Technological changes are making the Internet more accessible and interactive. The opportunities offered by the Internet, Internet use (time, frequency, accessibility, social networks, activities, etc.), and threats are changing as well. Cyberbullying is identified as one of the main threats on the Internet that has the most serious consequences. Research has found that cyberbullying is the most frustrating Internet threat for children (Haddon & Livingstone, 2012). Considering that children do not live without the Internet, and that the opportunities and threats of the Internet change all the time, the impact on emotional and behavioural problems of children has not been fully explored. This study is part of the Lithuanian Science Council funded project “Children’s and adolescents’ Internet use in Lithuania: possibilities and risks tendencies in EU context” (No. S-MIP-17-1/LSS-250000-1087). It aims to compare emotional and behavioural problems of children who have been victims of different forms of bullying and/or bullied themselves. During the data collection in 2018, 1012 children aged 9 to 17 years were interviewed; 161 (15.9%) children reported being bullied over the last year (61.5% of them in cyber space), and 65 (6.4%) children bullied others over the last year (52.3% of them in cyber space).
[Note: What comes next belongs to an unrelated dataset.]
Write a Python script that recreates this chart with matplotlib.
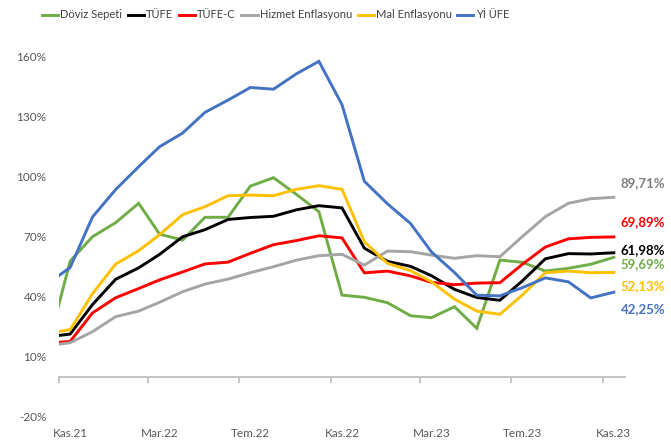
import matplotlib
matplotlib.use("Agg")
import matplotlib.pyplot as plt
import matplotlib.ticker as mticker
import pandas as pd

plt.rcParams['font.family'] = ['Lato', 'DejaVu Sans']

# monthly annual inflation, Oct 2021 - Nov 2023
dates = pd.date_range("2021-10-01", "2023-11-01", freq="MS") + pd.Timedelta(days=15)

doviz = [13.5, 57.8, 70.0, 77.0, 86.7, 71.3, 68.3, 79.7, 79.7, 95.3, 99.5, 91.1, 82.5,
         40.8, 39.7, 37.0, 30.5, 29.5, 35.0, 24.2, 58.3, 57.2, 52.8, 54.2, 56.2, 59.69]
tufe = [19.89, 21.31, 36.08, 48.69, 54.44, 61.14, 69.97, 73.50, 78.62, 79.60, 80.21, 83.45, 85.51,
        84.39, 64.27, 57.68, 55.18, 50.51, 43.68, 39.59, 38.21, 47.83, 58.94, 61.53, 61.36, 61.98]
tufe_c = [16.82, 17.63, 31.88, 39.45, 44.08, 48.39, 52.39, 56.38, 57.27, 61.69, 66.00, 68.09, 70.47,
          69.4, 51.93, 52.8, 50.4, 47.2, 46.0, 46.8, 47.0, 56.15, 64.83, 68.93, 69.66, 69.89]
hizmet = [15.4, 17.0, 22.5, 30.0, 32.8, 37.2, 42.5, 46.3, 48.8, 52.0, 55.0, 58.3, 60.5,
          61.2, 55.8, 62.8, 62.5, 60.8, 59.2, 60.5, 60.0, 70.0, 80.0, 86.7, 89.0, 89.71]
mal = [21.75, 23.5, 41.5, 56.3, 63.0, 71.0, 81.0, 85.0, 90.5, 90.8, 90.5, 93.7, 95.5,
       93.7, 67.5, 56.7, 53.0, 47.5, 38.8, 32.8, 31.2, 40.8, 52.0, 52.8, 52.0, 52.13]
yi_ufe = [46.31, 54.62, 79.89, 93.53, 105.01, 114.97, 121.82, 132.16, 138.31, 144.61, 143.75, 151.50, 157.69,
          136.02, 97.72, 86.46, 76.61, 62.43, 52.11, 40.76, 40.42, 44.50, 49.41, 47.44, 39.39, 42.25]

names = ["Döviz Sepeti", "TÜFE", "TÜFE-C", "Hizmet Enflasyonu", "Mal Enflasyonu", "Yİ ÜFE"]
series = [doviz, tufe, tufe_c, hizmet, mal, yi_ufe]
colors = ["#70AD47", "#000000", "#FF0000", "#A5A5A5", "#FFC000", "#4472C4"]
label_colors = ["#70AD47", "#000000", "#FF0000", "#7F7F7F", "#FFC000", "#4472C4"]
label_dy = [-7, 3, 15, 14, -14, -17]  # pixel offsets of end labels

month_names = ["Oca", "Şub", "Mar", "Nis", "May", "Haz", "Tem", "Ağu", "Eyl", "Eki", "Kas", "Ara"]

fig = plt.figure(figsize=(6.71, 4.41), dpi=100)
ax = fig.add_axes([59 / 671, 24.3 / 441, 566 / 671, 360 / 441])

for name, vals, c in zip(names, series, colors):
    ax.plot(dates, vals, color=c, lw=2.1, label=name, solid_joinstyle='miter')

for vals, c, dy in zip(series, label_colors, label_dy):
    txt = f"{vals[-1]:.2f}%".replace('.', ',')
    ax.annotate(txt, xy=(dates[-1], vals[-1]), xytext=(7, dy), textcoords='offset pixels',
                ha='left', va='center', color=c, fontsize=9.5, fontweight='bold',
                annotation_clip=False)

ax.set_xlim(pd.Timestamp("2021-11-01"), pd.Timestamp("2023-12-01"))
ax.set_ylim(-20, 160)
ax.set_yticks(range(-20, 161, 30))
ax.yaxis.set_major_formatter(mticker.FuncFormatter(lambda v, p: f"{v:.0f}%"))
ax.tick_params(axis='y', length=0, pad=9, labelsize=8.5, labelcolor="#595959")

for s in ["top", "right", "left"]:
    ax.spines[s].set_visible(False)
ax.spines["bottom"].set_position(("data", 0))
ax.spines["bottom"].set_color("#BFBFBF")
ax.spines["bottom"].set_linewidth(1.3)

tick_dates = pd.date_range("2021-11-01", "2023-11-01", freq="4MS")
ax.set_xticks(tick_dates)
ax.set_xticklabels([])
ax.tick_params(axis='x', length=4, width=1.3, color="#BFBFBF", direction='out')

sec = ax.secondary_xaxis('bottom')
sec.spines['bottom'].set_visible(False)
lab_dates = tick_dates + pd.Timedelta(days=15)
sec.set_xticks(lab_dates)
sec.set_xticklabels([f"{month_names[d.month - 1]}.{d.year % 100:02d}" for d in lab_dates])
sec.tick_params(axis='x', length=0, pad=8, labelsize=8.5, labelcolor="#595959")

fig.legend(loc='center left', bbox_to_anchor=(42 / 671, 1 - 15 / 441), ncol=6, frameon=False,
           fontsize=8, labelcolor="#404040", handlelength=1.45, handletextpad=0.2,
           columnspacing=0.5, borderaxespad=0, borderpad=0)

fig.savefig("out.png", dpi=100)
The results show that cyberbullying is more often related to traditional and other forms of bullying than it takes place separately. However, there is an overlap in bullying environments: children who have experienced traditional bullying, bully others in a traditional way; and children who have experienced cyberbullying, bully others in the cyber space. The results confirm that the experience of bullying is related to poor psychological functioning, but the most emotional and behavioural problems are experienced by those kids who participated in or experienced traditional bullying. According to the results of this study, the harm caused by a traditional bullying is greater than cyberbullying.